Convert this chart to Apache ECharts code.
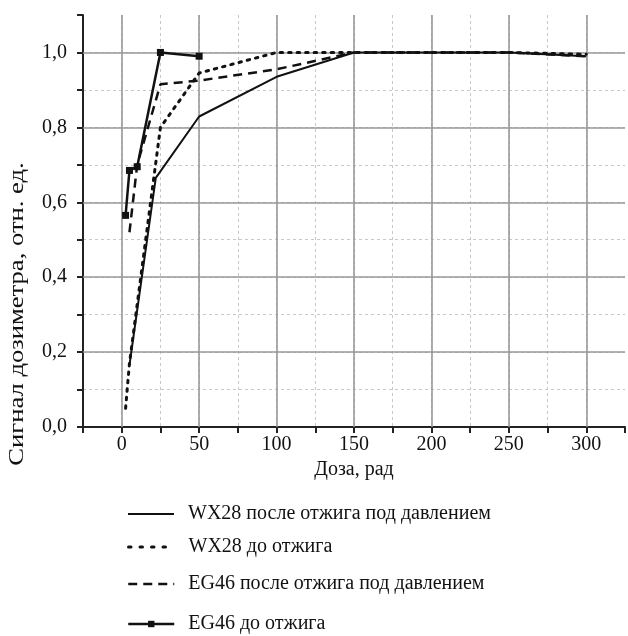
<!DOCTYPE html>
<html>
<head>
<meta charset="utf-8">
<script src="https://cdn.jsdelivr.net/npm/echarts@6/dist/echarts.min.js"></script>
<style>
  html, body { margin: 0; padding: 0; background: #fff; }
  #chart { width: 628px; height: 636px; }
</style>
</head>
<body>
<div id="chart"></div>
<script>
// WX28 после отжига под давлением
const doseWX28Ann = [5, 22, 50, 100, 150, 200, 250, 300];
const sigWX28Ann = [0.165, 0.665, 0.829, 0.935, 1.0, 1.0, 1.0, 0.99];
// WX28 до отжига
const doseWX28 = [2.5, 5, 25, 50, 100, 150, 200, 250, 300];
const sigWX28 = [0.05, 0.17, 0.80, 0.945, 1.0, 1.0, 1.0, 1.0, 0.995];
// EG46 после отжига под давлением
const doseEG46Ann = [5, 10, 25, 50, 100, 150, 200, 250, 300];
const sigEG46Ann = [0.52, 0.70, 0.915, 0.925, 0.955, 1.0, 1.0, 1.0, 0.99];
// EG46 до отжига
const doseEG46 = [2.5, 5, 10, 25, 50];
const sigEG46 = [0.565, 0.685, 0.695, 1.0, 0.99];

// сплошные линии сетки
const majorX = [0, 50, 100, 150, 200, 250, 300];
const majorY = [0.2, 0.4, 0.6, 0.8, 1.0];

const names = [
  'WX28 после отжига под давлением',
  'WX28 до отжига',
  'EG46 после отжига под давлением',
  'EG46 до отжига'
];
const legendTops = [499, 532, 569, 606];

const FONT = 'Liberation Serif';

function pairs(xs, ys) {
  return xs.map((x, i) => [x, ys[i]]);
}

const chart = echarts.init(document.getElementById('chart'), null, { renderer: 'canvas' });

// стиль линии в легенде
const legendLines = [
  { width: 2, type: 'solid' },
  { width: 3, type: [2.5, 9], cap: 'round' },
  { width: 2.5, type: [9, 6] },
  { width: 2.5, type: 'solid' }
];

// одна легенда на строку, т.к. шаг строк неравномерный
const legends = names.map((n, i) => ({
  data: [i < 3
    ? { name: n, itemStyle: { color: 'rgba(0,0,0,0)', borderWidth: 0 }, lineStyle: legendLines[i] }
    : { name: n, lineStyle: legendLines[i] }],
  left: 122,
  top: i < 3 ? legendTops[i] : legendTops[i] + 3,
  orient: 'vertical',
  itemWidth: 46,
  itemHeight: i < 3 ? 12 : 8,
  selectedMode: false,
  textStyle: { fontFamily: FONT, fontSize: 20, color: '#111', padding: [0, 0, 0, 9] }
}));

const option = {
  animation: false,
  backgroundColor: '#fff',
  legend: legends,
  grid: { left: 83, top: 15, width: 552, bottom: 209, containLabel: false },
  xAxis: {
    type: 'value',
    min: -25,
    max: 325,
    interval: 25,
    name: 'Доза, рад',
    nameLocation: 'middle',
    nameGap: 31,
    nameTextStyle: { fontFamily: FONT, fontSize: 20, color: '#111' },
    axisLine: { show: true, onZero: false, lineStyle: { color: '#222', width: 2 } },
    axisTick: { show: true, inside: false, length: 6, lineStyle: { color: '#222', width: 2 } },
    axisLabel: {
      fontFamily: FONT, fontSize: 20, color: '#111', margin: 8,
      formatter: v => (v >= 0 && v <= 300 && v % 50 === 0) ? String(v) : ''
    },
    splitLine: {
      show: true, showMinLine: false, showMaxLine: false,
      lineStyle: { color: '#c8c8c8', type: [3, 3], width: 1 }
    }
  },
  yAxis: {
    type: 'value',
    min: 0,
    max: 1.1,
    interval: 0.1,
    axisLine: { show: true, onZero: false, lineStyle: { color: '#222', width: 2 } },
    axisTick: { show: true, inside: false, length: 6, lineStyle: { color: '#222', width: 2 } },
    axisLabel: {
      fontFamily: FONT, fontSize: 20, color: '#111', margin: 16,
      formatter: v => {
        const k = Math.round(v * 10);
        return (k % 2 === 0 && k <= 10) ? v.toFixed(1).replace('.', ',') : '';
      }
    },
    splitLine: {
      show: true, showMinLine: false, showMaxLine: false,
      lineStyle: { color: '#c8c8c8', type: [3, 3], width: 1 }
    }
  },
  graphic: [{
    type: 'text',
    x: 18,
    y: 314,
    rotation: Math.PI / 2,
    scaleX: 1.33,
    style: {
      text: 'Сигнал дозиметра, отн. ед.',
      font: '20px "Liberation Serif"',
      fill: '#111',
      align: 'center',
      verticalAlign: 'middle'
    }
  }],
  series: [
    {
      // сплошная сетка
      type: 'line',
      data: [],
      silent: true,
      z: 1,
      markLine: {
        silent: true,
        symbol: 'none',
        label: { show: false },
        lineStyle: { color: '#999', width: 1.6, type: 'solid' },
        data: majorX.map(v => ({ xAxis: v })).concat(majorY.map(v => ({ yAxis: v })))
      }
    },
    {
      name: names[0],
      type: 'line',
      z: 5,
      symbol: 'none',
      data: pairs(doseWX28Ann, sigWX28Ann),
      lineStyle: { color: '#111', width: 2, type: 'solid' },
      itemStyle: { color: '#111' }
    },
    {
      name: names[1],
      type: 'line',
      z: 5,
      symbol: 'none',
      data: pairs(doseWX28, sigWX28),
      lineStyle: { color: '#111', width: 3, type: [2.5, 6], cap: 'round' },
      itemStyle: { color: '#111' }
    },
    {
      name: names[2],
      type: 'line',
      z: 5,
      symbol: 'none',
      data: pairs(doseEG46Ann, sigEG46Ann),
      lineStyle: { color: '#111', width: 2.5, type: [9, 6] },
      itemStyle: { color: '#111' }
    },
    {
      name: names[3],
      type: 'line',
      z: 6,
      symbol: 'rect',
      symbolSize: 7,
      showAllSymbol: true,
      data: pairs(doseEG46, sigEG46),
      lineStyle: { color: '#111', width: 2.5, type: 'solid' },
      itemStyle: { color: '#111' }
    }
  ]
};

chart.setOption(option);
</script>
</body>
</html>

> Short problem
Your copy of the data should match it exactly, except that pictures are left out.

> Task response
Convert this chart to Apache ECharts code.
<!DOCTYPE html>
<html>
<head>
<meta charset="utf-8">
<script src="https://cdn.jsdelivr.net/npm/echarts@6/dist/echarts.min.js"></script>
<style>
  html, body { margin: 0; padding: 0; background: #fff; }
  #chart { width: 628px; height: 636px; }
</style>
</head>
<body>
<div id="chart"></div>
<script>
// WX28 после отжига под давлением
const doseWX28Ann = [5, 22, 50, 100, 150, 200, 250, 300];
const sigWX28Ann = [0.165, 0.665, 0.829, 0.935, 1.0, 1.0, 1.0, 0.99];
// WX28 до отжига
const doseWX28 = [2.5, 5, 25, 50, 100, 150, 200, 250, 300];
const sigWX28 = [0.05, 0.17, 0.80, 0.945, 1.0, 1.0, 1.0, 1.0, 0.995];
// EG46 после отжига под давлением
const doseEG46Ann = [5, 10, 25, 50, 100, 150, 200, 250, 300];
const sigEG46Ann = [0.52, 0.70, 0.915, 0.925, 0.955, 1.0, 1.0, 1.0, 0.99];
// EG46 до отжига
const doseEG46 = [2.5, 5, 10, 25, 50];
const sigEG46 = [0.565, 0.685, 0.695, 1.0, 0.99];

// сплошные линии сетки
const majorX = [0, 50, 100, 150, 200, 250, 300];
const majorY = [0.2, 0.4, 0.6, 0.8, 1.0];

const names = [
  'WX28 после отжига под давлением',
  'WX28 до отжига',
  'EG46 после отжига под давлением',
  'EG46 до отжига'
];
const legendTops = [499, 532, 569, 606];

const FONT = 'Liberation Serif';

function pairs(xs, ys) {
  return xs.map((x, i) => [x, ys[i]]);
}

const chart = echarts.init(document.getElementById('chart'), null, { renderer: 'canvas' });

// стиль линии в легенде
const legendLines = [
  { width: 2, type: 'solid' },
  { width: 3, type: [2.5, 9], cap: 'round' },
  { width: 2.5, type: [9, 6] },
  { width: 2.5, type: 'solid' }
];

// одна легенда на строку, т.к. шаг строк неравномерный
const legends = names.map((n, i) => ({
  data: [i < 3
    ? { name: n, itemStyle: { color: 'rgba(0,0,0,0)', borderWidth: 0 }, lineStyle: legendLines[i] }
    : { name: n, lineStyle: legendLines[i] }],
  left: 122,
  top: i < 3 ? legendTops[i] : legendTops[i] + 3,
  orient: 'vertical',
  itemWidth: 46,
  itemHeight: i < 3 ? 12 : 8,
  selectedMode: false,
  textStyle: { fontFamily: FONT, fontSize: 20, color: '#111', padding: [0, 0, 0, 9] }
}));

const option = {
  animation: false,
  backgroundColor: '#fff',
  legend: legends,
  grid: { left: 83, top: 15, width: 552, bottom: 209, containLabel: false },
  xAxis: {
    type: 'value',
    min: -25,
    max: 325,
    interval: 25,
    name: 'Доза, рад',
    nameLocation: 'middle',
    nameGap: 31,
    nameTextStyle: { fontFamily: FONT, fontSize: 20, color: '#111' },
    axisLine: { show: true, onZero: false, lineStyle: { color: '#222', width: 2 } },
    axisTick: { show: true, inside: false, length: 6, lineStyle: { color: '#222', width: 2 } },
    axisLabel: {
      fontFamily: FONT, fontSize: 20, color: '#111', margin: 8,
      formatter: v => (v >= 0 && v <= 300 && v % 50 === 0) ? String(v) : ''
    },
    splitLine: {
      show: true, showMinLine: false, showMaxLine: false,
      lineStyle: { color: '#c8c8c8', type: [3, 3], width: 1 }
    }
  },
  yAxis: {
    type: 'value',
    min: 0,
    max: 1.1,
    interval: 0.1,
    axisLine: { show: true, onZero: false, lineStyle: { color: '#222', width: 2 } },
    axisTick: { show: true, inside: false, length: 6, lineStyle: { color: '#222', width: 2 } },
    axisLabel: {
      fontFamily: FONT, fontSize: 20, color: '#111', margin: 16,
      formatter: v => {
        const k = Math.round(v * 10);
        return (k % 2 === 0 && k <= 10) ? v.toFixed(1).replace('.', ',') : '';
      }
    },
    splitLine: {
      show: true, showMinLine: false, showMaxLine: false,
      lineStyle: { color: '#c8c8c8', type: [3, 3], width: 1 }
    }
  },
  graphic: [{
    type: 'text',
    x: 18,
    y: 314,
    rotation: Math.PI / 2,
    scaleX: 1.33,
    style: {
      text: 'Сигнал дозиметра, отн. ед.',
      font: '20px "Liberation Serif"',
      fill: '#111',
      align: 'center',
      verticalAlign: 'middle'
    }
  }],
  series: [
    {
      // сплошная сетка
      type: 'line',
      data: [],
      silent: true,
      z: 1,
      markLine: {
        silent: true,
        symbol: 'none',
        label: { show: false },
        lineStyle: { color: '#999', width: 1.6, type: 'solid' },
        data: majorX.map(v => ({ xAxis: v })).concat(majorY.map(v => ({ yAxis: v })))
      }
    },
    {
      name: names[0],
      type: 'line',
      z: 5,
      symbol: 'none',
      data: pairs(doseWX28Ann, sigWX28Ann),
      lineStyle: { color: '#111', width: 2, type: 'solid' },
      itemStyle: { color: '#111' }
    },
    {
      name: names[1],
      type: 'line',
      z: 5,
      symbol: 'none',
      data: pairs(doseWX28, sigWX28),
      lineStyle: { color: '#111', width: 3, type: [2.5, 6], cap: 'round' },
      itemStyle: { color: '#111' }
    },
    {
      name: names[2],
      type: 'line',
      z: 5,
      symbol: 'none',
      data: pairs(doseEG46Ann, sigEG46Ann),
      lineStyle: { color: '#111', width: 2.5, type: [9, 6] },
      itemStyle: { color: '#111' }
    },
    {
      name: names[3],
      type: 'line',
      z: 6,
      symbol: 'rect',
      symbolSize: 7,
      showAllSymbol: true,
      data: pairs(doseEG46, sigEG46),
      lineStyle: { color: '#111', width: 2.5, type: 'solid' },
      itemStyle: { color: '#111' }
    }
  ]
};

chart.setOption(option);
</script>
</body>
</html>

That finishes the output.